武士に例えれば、「斬ってから勝つ、のではなく、勝ってから斬る。」戦い方をされてきたのではないか。
福武幹事には、すでに100年先以上の瀬戸内のイメージができ上がっており、そのイメージングどおりに、直島や犬島が変化してきたのではないか。
直島は、生きるヒントを自分に与えてくれた。

裏を読む
世界情勢は単純ではない。
豊富な情報をもとに、過去の裏、現在の裏を読み、併せて未来の裏まで読まないと、世界情勢の真実は分からないし、未来予測もできない。

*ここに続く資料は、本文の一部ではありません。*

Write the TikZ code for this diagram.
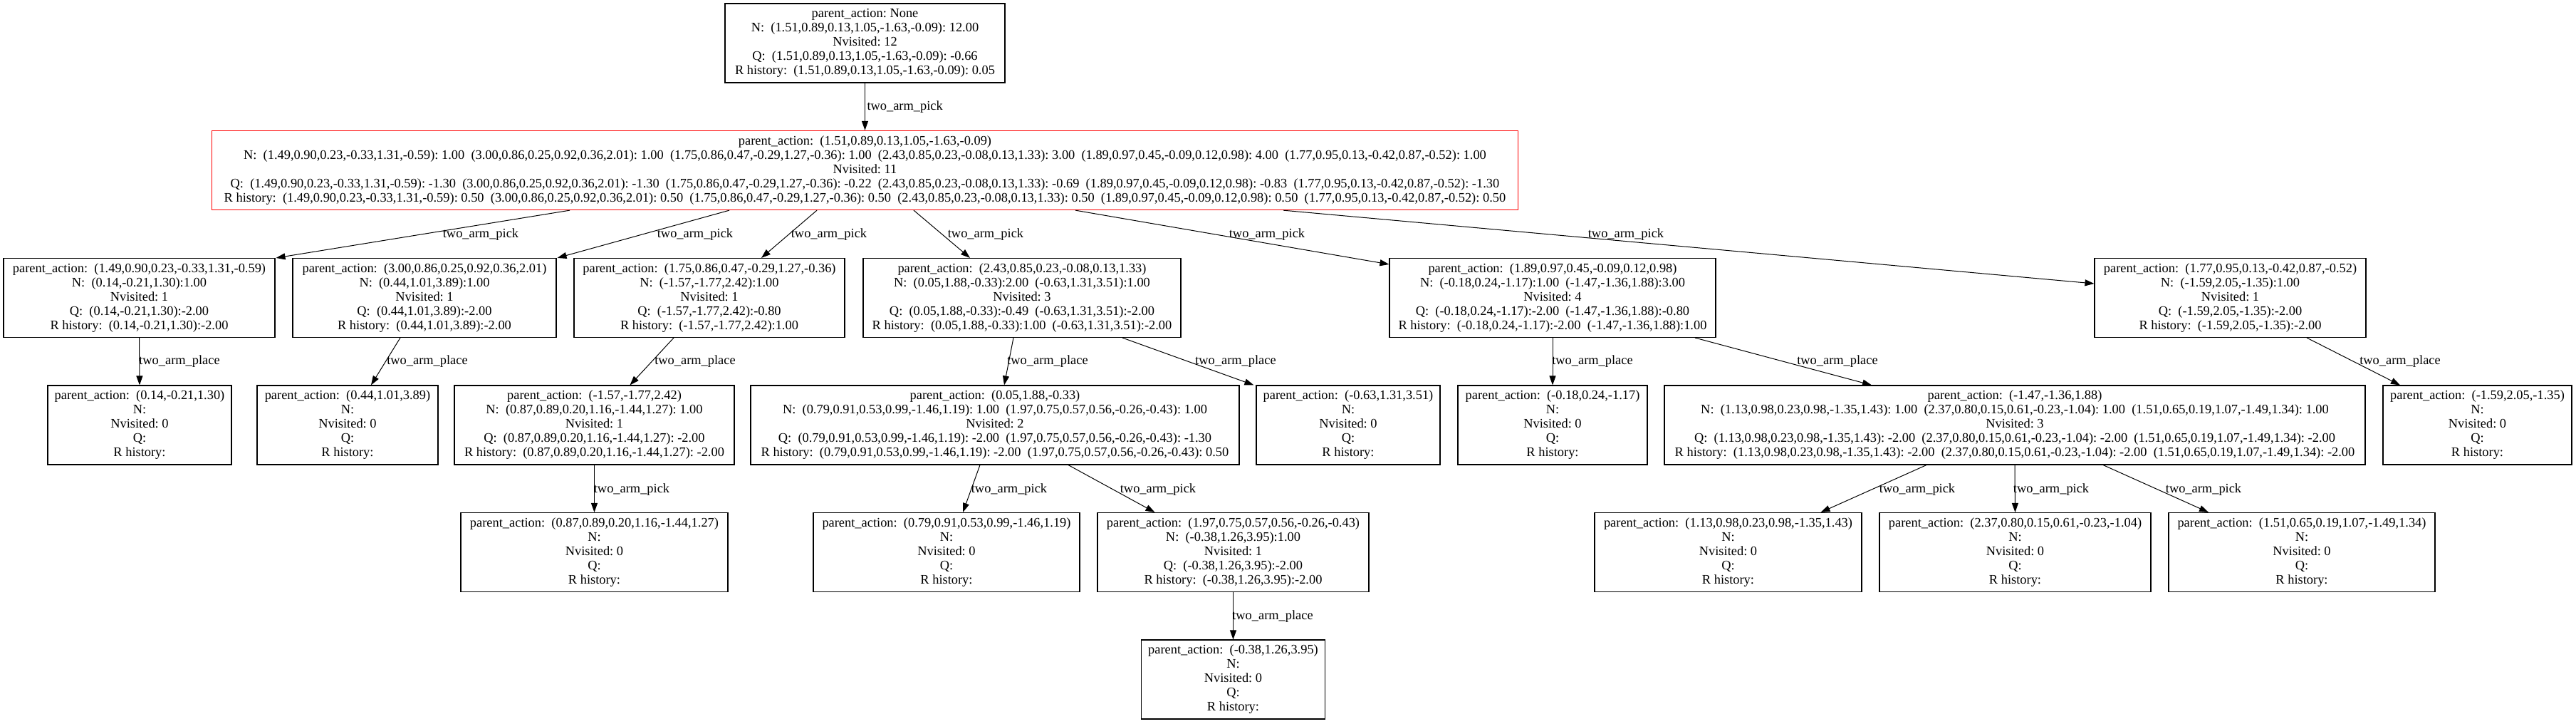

そして裏を読むには、「考える力」が大切だと、村田教授の御講演で考えた。
マスコミ情報も丸呑みは止め、裏読みの材料にするようにしたい。
自分は次のアメリカ大統領選挙はオバマがマケインに勝利すると読んでいる。
日本がアフリカに従来の3倍の経済支援を決めたこと、洞爺湖サミットにアフリカ諸国の首脳が出席していたこと、オバマが勝利した方が、ある金融機関への世界マネーの流通量が多くなると予想されること、情報はマネーに付随して動く傾向があること、そして何よりオバマがハーフであること・・・等々。
あくまで素人判断ではあるが、合宿の目的である「考える力を身につける」ために、少しばかり考えてみた。
豊島問題
豊島問題では、公害調停の被申請人である香川県が悪であった。
今回の豊島見学を通じて、その思いを強めた塾生も多いと思う。
しかし、それだけでは、見えてこない真実があるのではないか。
「盗人にも三分の理」と言う。
申請人である豊島住民の意見を聞くとともに、香川県の意見を聞くことで、真実は違う形で明らかになると考える。

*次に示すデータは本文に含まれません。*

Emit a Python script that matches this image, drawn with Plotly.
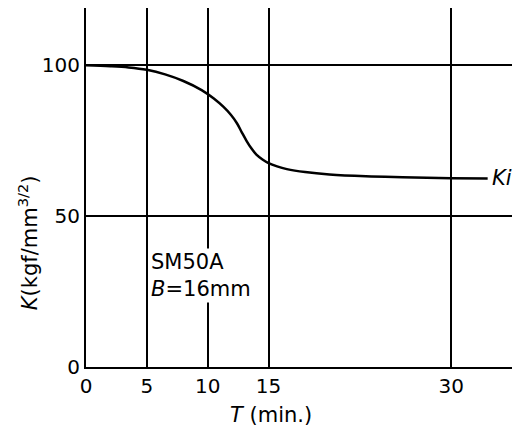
import plotly.graph_objects as go

# Data
T = [0, 2, 3.5, 5, 6.5, 8, 9.5, 10.5, 11.3, 11.9, 12.4, 12.8, 13.2, 13.6, 14.0, 14.5, 15, 15.7, 16.5, 18, 20, 23, 26, 30, 33]
K = [100, 99.7, 99.3, 98.5, 97, 94.8, 91.8, 89, 86.2, 83.6, 80.8, 77.8, 74.9, 72.4, 70.4, 68.8, 67.6, 66.5, 65.6, 64.6, 63.8, 63.2, 62.9, 62.6, 62.5]

x_ticks = [0, 5, 10, 15, 30]
y_ticks = [0, 50, 100]

FONT = "DejaVu Sans"

fig = go.Figure()
fig.add_trace(go.Scatter(x=T, y=K, mode="lines",
                         line=dict(color="black", width=2.5, shape="spline", smoothing=1.0),
                         showlegend=False, hoverinfo="skip"))

fig.update_layout(
    width=523, height=432,
    margin=dict(l=86, r=11, t=8, b=65),
    paper_bgcolor="white", plot_bgcolor="white",
    font=dict(family=FONT, size=20, color="black"),
    xaxis=dict(range=[0, 35], tickvals=x_ticks, ticktext=[str(v) for v in x_ticks],
               showgrid=True, gridcolor="black", gridwidth=2,
               showline=True, linecolor="black", linewidth=2, mirror=False,
               zeroline=False, ticks="", tickfont=dict(size=20)),
    yaxis=dict(range=[0, 119], tickvals=y_ticks, ticktext=[str(v) for v in y_ticks],
               showgrid=True, gridcolor="black", gridwidth=1.5,
               showline=True, linecolor="black", linewidth=2, mirror=False,
               zeroline=False, ticks="", tickfont=dict(size=20)),
    annotations=[
        dict(text="<i>K</i>(kgf/mm<sup>3/2</sup>)", textangle=-90,
             xref="paper", yref="paper", x=-0.136, y=0.345,
             xanchor="center", yanchor="middle", showarrow=False, font=dict(size=21)),
        dict(text="<i>T</i> (min.)", xref="paper", yref="paper", x=0.435, y=-0.134,
             xanchor="center", yanchor="middle", showarrow=False, font=dict(size=21)),
        dict(text="<i>Ki</i>", x=33.2, y=62.5, xanchor="left", yanchor="middle",
             showarrow=False, font=dict(size=21)),
        dict(text="SM50A<br><i>B</i>=16mm", x=5.15, y=30.2, xanchor="left", yanchor="middle",
             align="left", showarrow=False, bgcolor="white", font=dict(size=21)),
    ],
)

fig.write_html("out.html")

自分は、ある行政機関で一時期、公害紛争処理法に基づく公害調停の業務に従事し、豊島同様の産廃問題の事件を経験した。
だから、確信して言える。
豊島問題の真の大悪人は中央集権官僚統制国家(K省)であったと。
K省は廃棄物処理法(以下、法という)上の産業廃棄物の定義を明確にせず、法適用に当たっての地方行政からの照会についても、決してK省に責任が及ぶことがないように、「〜であると考えられるが、最終的には、諸般の事情を総合的に勘案し、貴行政機関において判断されたい。」と文書回答してくるケースが多い。
時には、地方行政からの照会を無視するケースもある。
「権限は決して譲らないが、責任は一切とらない」のがK省の姿である。
K省に限らず、現在のS省も全く同様である。
根は深いと言える。
推測ではあるが、香川県は問題解決のために、K省に繰り返し法適用の照会をするも、責任のみ押し付けられ、速やかで具体的な対応ができなかったのではないか。
香川県は確かに悪かった、しかし、大悪人は安らかな寝息をたてている・・・
もう一つの豊島の問題点は、行政対象暴力に対する香川県の対応の甘さにあったと考える。

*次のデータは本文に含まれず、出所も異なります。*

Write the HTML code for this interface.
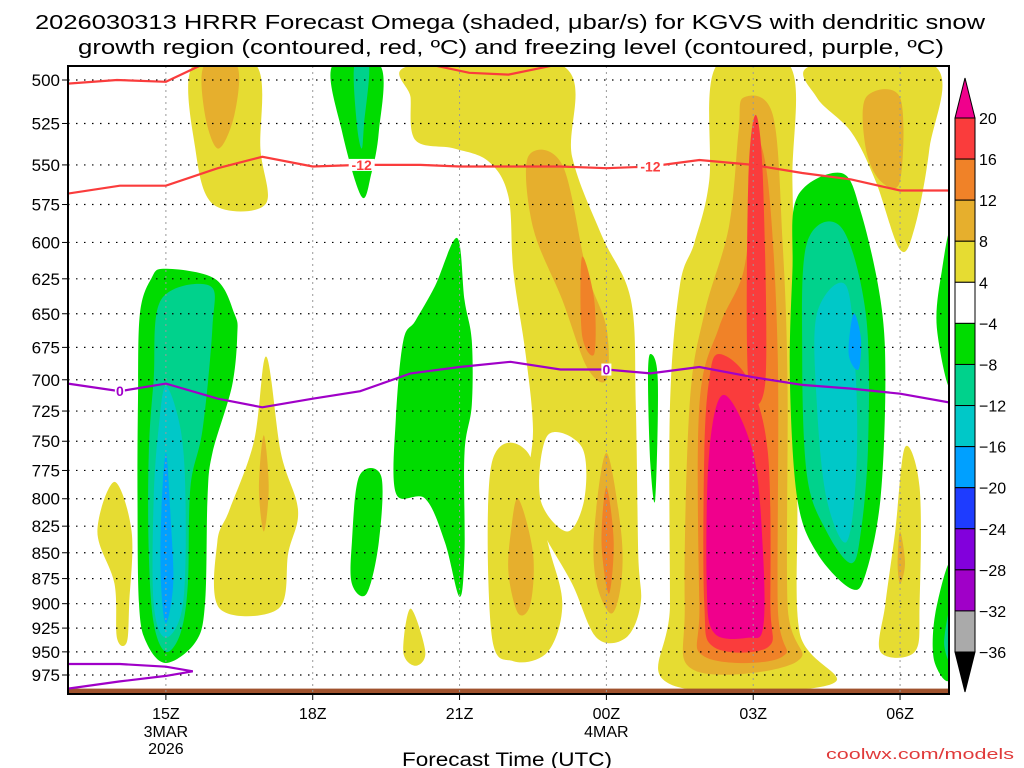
<!DOCTYPE html>
<html><head><meta charset="utf-8"><style>
html,body{margin:0;padding:0;background:#fff;width:1024px;height:768px;overflow:hidden}
svg{display:block;font-family:"Liberation Sans","DejaVu Sans",sans-serif}
</style></head><body>
<svg id="chart" width="1024" height="768" viewBox="0 0 1024 768" xmlns="http://www.w3.org/2000/svg">
<text x="35" y="29" font-size="20" textLength="950" lengthAdjust="spacingAndGlyphs" fill="#000">2026030313 HRRR Forecast Omega (shaded, μbar/s) for KGVS with dendritic snow</text>
<text x="78" y="54" font-size="20" textLength="866" lengthAdjust="spacingAndGlyphs" fill="#000">growth region (contoured, red, ºC) and freezing level (contoured, purple, ºC)</text>
<g id="fills"></g>
<g id="grid"></g>
<g id="lines"></g>
<rect x="68" y="66" width="881" height="628" fill="none" stroke="#000" stroke-width="2"/>
<g id="axes"></g>
<g id="cbar"></g>
<text x="402" y="766" font-size="19" textLength="210" lengthAdjust="spacingAndGlyphs" fill="#000">Forecast Time (UTC)</text>
<text x="826" y="759" font-size="15" textLength="188" lengthAdjust="spacingAndGlyphs" fill="#e03a3a">coolwx.com/models</text>
</svg>
<script>
// axis domain
const hourMin = 13, hourMax = 31;
const presTop = 492, presBot = 996;
const pressureTicks = [500,525,550,575,600,625,650,675,700,725,750,775,800,825,850,875,900,925,950,975];
const timeTicks = [15,18,21,24,27,30];
const timeLabels = ["15Z","18Z","21Z","00Z","03Z","06Z"];
const dateLabels = {15:["3MAR","2026"],24:["4MAR"]};
const cbarLevels = [20,16,12,8,4,-4,-8,-12,-16,-20,-24,-28,-32,-36];
const cbarColors = ["#fa3c3c","#f08228","#e6af2d","#e6dc32","#ffffff","#00dc00","#00d28c","#00c8c8","#00a0ff","#1e3cff","#8200dc","#a000c8","#aaaaaa"];

// shaded regions [hour, pressure]
const yellowRegions = [
 [[15.55,492],[16.85,492],[16.93,540],[17.03,575],[15.97,575],[15.6,540]],
 [[13.95,785],[14.3,830],[14.25,900],[14.2,940],[14.0,935],[13.95,880],[13.6,830]],
 [[17.05,682],[17.35,760],[17.7,810],[17.5,850],[17.3,905],[16.1,905],[16.05,840],[16.3,810],[16.8,750]],
 [[20.0,905],[20.3,950],[20.1,965],[19.85,950]],
 [[20.0,492],[23.1,492],[23.3,545],[23.9,595],[24.5,640],[24.6,720],[24.65,850],[24.7,900],[24.4,935],[23.8,935],[23.3,880],[22.7,830],[22.4,790],[22.5,740],[22.35,680],[22.1,620],[22.0,570],[21.6,548],[20.9,540],[20.1,535],[20.0,510]],
 [[21.65,770],[22.4,760],[22.8,840],[23.1,900],[22.8,950],[22.1,960],[21.65,930]],
 [[26.25,492],[27.75,492],[27.8,560],[27.85,650],[27.9,800],[27.95,930],[28.6,985],[25.3,985],[25.3,900],[25.3,720],[25.5,630],[25.8,600],[26.1,560]],
 [[28.2,492],[30.7,492],[30.6,540],[30.3,590],[30.0,605],[29.5,560],[29.0,530],[28.3,510]],
 [[30.1,755],[30.4,790],[30.4,900],[30.3,950],[29.6,950],[29.7,900],[29.9,830]]
];
const whiteHoles = [
 [[22.8,745],[23.5,755],[23.55,800],[23.2,830],[22.65,800]]
];
const lightOrangeRegions = [
 [[15.78,492],[16.45,492],[16.4,520],[16.07,540],[15.8,520]],
 [[17.0,745],[17.1,790],[17.0,830],[16.9,790]],
 [[22.4,545],[23.1,550],[23.6,620],[24.0,660],[24.0,700],[23.6,690],[23.1,640],[22.5,590]],
 [[24.0,760],[24.3,830],[24.3,880],[24.1,910],[23.8,880],[23.75,830]],
 [[22.2,800],[22.5,850],[22.45,900],[22.2,910],[22.0,870],[22.05,830]],
 [[26.8,510],[27.4,520],[27.6,600],[27.7,700],[27.7,900],[27.9,960],[25.8,970],[25.6,900],[25.7,720],[26.0,650],[26.5,590],[26.7,530]],
 [[29.3,510],[30.0,510],[30.0,560],[29.6,560],[29.3,540]],
 [[30.0,830],[30.1,860],[30.0,880],[29.95,860]]
];
const orangeRegions = [
 [[23.5,610],[23.75,640],[23.75,680],[23.5,665]],
 [[24.0,790],[24.15,840],[24.05,890],[23.9,840]],
 [[27.0,530],[27.3,560],[27.5,680],[27.5,900],[27.6,955],[26.0,955],[25.9,900],[25.9,720],[26.3,660],[26.8,620],[26.95,570]]
];
const redRegions = [
 [[26.3,680],[26.9,700],[27.3,760],[27.35,900],[27.3,945],[26.2,945],[26.0,900],[26.0,760],[26.1,700]],
 [[27.05,520],[27.2,560],[27.25,700],[26.9,700],[26.9,560]]
];
const magentaRegions = [
 [[26.4,712],[27.0,760],[27.2,850],[27.2,925],[26.9,935],[26.2,930],[26.05,880],[26.1,760]]
];
const greenRegions = [
 [[14.98,618],[16.0,625],[16.4,650],[16.46,665],[16.35,705],[15.95,760],[15.85,800],[15.8,900],[15.6,940],[15.0,962],[14.6,940],[14.45,900],[14.42,800],[14.43,715],[14.47,650],[14.7,625]],
 [[18.4,492],[19.38,492],[19.35,530],[19.2,555],[19.0,570],[18.6,530]],
 [[20.95,597],[21.1,640],[21.25,670],[21.25,720],[21.1,760],[21.1,850],[21.0,893],[20.7,840],[20.3,800],[19.7,795],[19.7,730],[19.85,670],[20.1,655],[20.5,630]],
 [[18.95,780],[19.4,780],[19.35,840],[19.1,890],[18.8,880],[18.8,840]],
 [[24.9,680],[25.05,700],[25.0,800],[24.9,770],[24.85,700]],
 [[27.9,570],[28.8,555],[29.2,580],[29.6,640],[29.7,700],[29.6,800],[29.3,870],[29.0,885],[28.3,850],[27.9,800],[27.75,700],[27.8,620]],
 [[31.05,595],[31.05,705],[30.75,660],[30.85,620]],
 [[31.05,860],[31.05,975],[30.7,960],[30.72,910]]
];
const tealRegions = [
 [[14.9,640],[15.9,630],[15.95,660],[15.75,740],[15.5,790],[15.45,880],[15.3,930],[15.0,950],[14.75,920],[14.65,850],[14.65,760],[14.75,700]],
 [[18.85,492],[19.15,492],[19.05,525],[19.0,540],[18.9,525]],
 [[28.1,600],[28.8,590],[29.3,650],[29.35,750],[29.2,830],[29.0,860],[28.5,830],[28.1,780],[28.0,680]],
 [[31.05,900],[31.05,960],[30.9,940]]
];
const cyanRegions = [
 [[15.0,705],[15.3,740],[15.4,800],[15.35,900],[15.0,935],[14.75,900],[14.75,800],[14.85,740]],
 [[28.3,650],[28.9,630],[29.1,700],[29.1,780],[28.9,840],[28.5,800],[28.3,720]]
];
const blueRegions = [
 [[15.0,760],[15.1,820],[15.15,880],[15.0,920],[14.9,880],[14.9,820]],
 [[29.05,650],[29.2,668],[29.15,692],[28.95,680]]
];
// contour lines
const dgzUpper = [[13,502],[14,500],[15,501],[15.7,492]];
const dgzUpper2 = [[20.5,492],[21.2,496],[22.0,497],[22.9,492]];
const dgzUpper3 = [[28.3,492],[29.5,492],[31,490]];
const dgzLower = [[13,568],[14.06,563],[15,563],[16.06,552],[16.97,545],[18,551],[18.97,550],[20.2,550],[21,551],[23.06,551],[24,552],[24.9,551],[25.9,547],[27,550],[28,555],[29,559],[30,566],[31,566]];
const frzLevel = [[13,703],[14.06,709],[15,703],[16.06,715],[16.97,722],[18,715],[18.97,709],[20,695],[21,690],[22.04,686],[23.06,692],[24,692],[24.9,695],[25.9,690],[27,698],[28,704],[29,707],[30,711],[31,718]];
const frzLower = [[13,963],[14.06,963],[15,966],[15.55,971],[15,976],[14.06,982],[13,990]];
const lineLabels = [["-12",19.0,550,"#fa3c3c"],["-12",24.9,551,"#fa3c3c"],["0",14.06,709,"#a000c8"],["0",24,692,"#a000c8"]];

const X0=68,X1=949,Y500=80,Y975=675;
const xs = h => X0 + (h-hourMin)/(hourMax-hourMin)*(X1-X0);
const ys = p => Y500 + (Math.log(p)-Math.log(500))/(Math.log(975)-Math.log(500))*(Y975-Y500);
const NS="http://www.w3.org/2000/svg";
function mk(tag,attrs,parent){const e=document.createElementNS(NS,tag);for(const k in attrs)e.setAttribute(k,attrs[k]);parent.appendChild(e);return e;}
function smoothClosed(pts){
  const P=pts.map(d=>[xs(d[0]),ys(d[1])]);const n=P.length;let s=`M${P[0][0].toFixed(1)},${P[0][1].toFixed(1)}`;
  for(let i=0;i<n;i++){const p0=P[(i-1+n)%n],p1=P[i],p2=P[(i+1)%n],p3=P[(i+2)%n];
    s+=`C${(p1[0]+(p2[0]-p0[0])/6).toFixed(1)},${(p1[1]+(p2[1]-p0[1])/6).toFixed(1)} ${(p2[0]-(p3[0]-p1[0])/6).toFixed(1)},${(p2[1]-(p3[1]-p1[1])/6).toFixed(1)} ${p2[0].toFixed(1)},${p2[1].toFixed(1)}`;}
  return s+"Z";
}
function polyline(pts){return pts.map((d,i)=>(i?"L":"M")+xs(d[0]).toFixed(1)+","+ys(d[1]).toFixed(1)).join("");}

const svg=document.getElementById('chart');
const defs=mk('defs',{},svg);
const cp=mk('clipPath',{id:'plotclip'},defs);
mk('rect',{x:X0,y:66,width:X1-X0,height:628},cp);
const fills=document.getElementById('fills');
fills.setAttribute('clip-path','url(#plotclip)');
const layers=[[yellowRegions,"#e6dc32","yellow-region"],[whiteHoles,"#ffffff","white-gap"],[lightOrangeRegions,"#e6af2d","light-orange-region"],[orangeRegions,"#f08228","orange-region"],[redRegions,"#fa3c3c","red-region"],[magentaRegions,"#f0008c","magenta-region"],[greenRegions,"#00dc00","green-region"],[tealRegions,"#00d28c","teal-region"],[cyanRegions,"#00c8c8","cyan-region"],[blueRegions,"#00a0ff","blue-region"]];
layers.forEach(([arr,col,name])=>arr.forEach(poly=>{
  const e=mk('path',{d:smoothClosed(poly),fill:col},fills);
  
  
}));
const ground=mk('rect',{x:X0,y:ys(990),width:X1-X0,height:694-ys(990),fill:"#a0522d"},fills);



const grid=document.getElementById('grid');
pressureTicks.forEach(p=>{
  const e=mk('line',{x1:X0,x2:X1,y1:ys(p),y2:ys(p),stroke:"#000","stroke-width":1.2,"stroke-dasharray":"1.5 6.5"},grid);
  
  
});
timeTicks.forEach(h=>{
  const e=mk('line',{x1:xs(h),x2:xs(h),y1:66,y2:694,stroke:"#999","stroke-width":1,"stroke-dasharray":"2 4"},grid);
  
  
});

const lines=document.getElementById('lines');
lines.setAttribute('clip-path','url(#plotclip)');
[[dgzUpper,"#fa3c3c"],[dgzUpper2,"#fa3c3c"],[dgzUpper3,"#fa3c3c"],[dgzLower,"#fa3c3c"],[frzLevel,"#a000c8"],[frzLower,"#a000c8"]].forEach(([pts,c])=>{
  const e=mk('path',{d:polyline(pts),fill:"none",stroke:c,"stroke-width":2.2},lines);
  
  
});
lineLabels.forEach(([t,h,p,c])=>{
  const w=t.length*8+2;
  mk('rect',{x:xs(h)-w/2,y:ys(p)-6,width:w,height:12,fill:"#fff"},lines);
  const e=mk('text',{x:xs(h),y:ys(p)+5,"font-size":14,"font-weight":"bold","text-anchor":"middle",fill:c},lines);
  e.textContent=t;
  
  
});

const axes=document.getElementById('axes');
pressureTicks.forEach(p=>{
  const e=mk('text',{x:60,y:ys(p)+6,"font-size":17,"text-anchor":"end",fill:"#000"},axes);
  e.textContent=p;
  
  
  mk('line',{x1:62,x2:X0,y1:ys(p),y2:ys(p),stroke:"#000"},axes);
});
timeTicks.forEach((h,i)=>{
  mk('line',{x1:xs(h),x2:xs(h),y1:694,y2:700,stroke:"#000"},axes);
  const e=mk('text',{x:xs(h),y:719,"font-size":16,"text-anchor":"middle",fill:"#000"},axes);
  e.textContent=timeLabels[i];
  
  
  (dateLabels[h]||[]).forEach((d,j)=>{
    const t=mk('text',{x:xs(h),y:737+j*17,"font-size":16,"text-anchor":"middle",fill:"#000"},axes);
    t.textContent=d;
    
    
  });
});

const cbar=document.getElementById('cbar');
const cx=955,cw=20,ctop=118,cbot=652,ch=(cbot-ctop)/cbarColors.length;
const up=mk('polygon',{points:`${cx},${ctop} ${cx+cw/2},78 ${cx+cw},${ctop}`,fill:"#f0008c",stroke:"#000"},cbar);


cbarColors.forEach((c,i)=>{
  const e=mk('rect',{x:cx,y:ctop+i*ch,width:cw,height:ch,fill:c,stroke:"#000","stroke-width":1},cbar);
  
  
});
const dn=mk('polygon',{points:`${cx},${cbot} ${cx+cw/2},692 ${cx+cw},${cbot}`,fill:"#000",stroke:"#000"},cbar);


cbarLevels.forEach((v,i)=>{
  const e=mk('text',{x:979,y:ctop+i*ch+6,"font-size":16,fill:"#000"},cbar);
  e.textContent=(v<0?"−":"")+Math.abs(v);
  
  
});
</script>
</body></html>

産廃問題の行政担当者には、行政対象暴力を受けることが多いが、組織として、暴力に対応できる体制が整っていれば、違った展開が期待できたかもしれない。
自立できない地方(自立させようとしない国家)、行政対象暴力への対応の甘さが、豊島問題から学ぶべき問題の本質であると考える。
最後に
瀬戸内の海は美しかった。
朝には朝の、夕には夕の海があった。
ブレックファーストを波音聞こえる浜辺で食するとは、何とリッチなことであるか。
なぜ、また直島には訪れたくなるのだろう。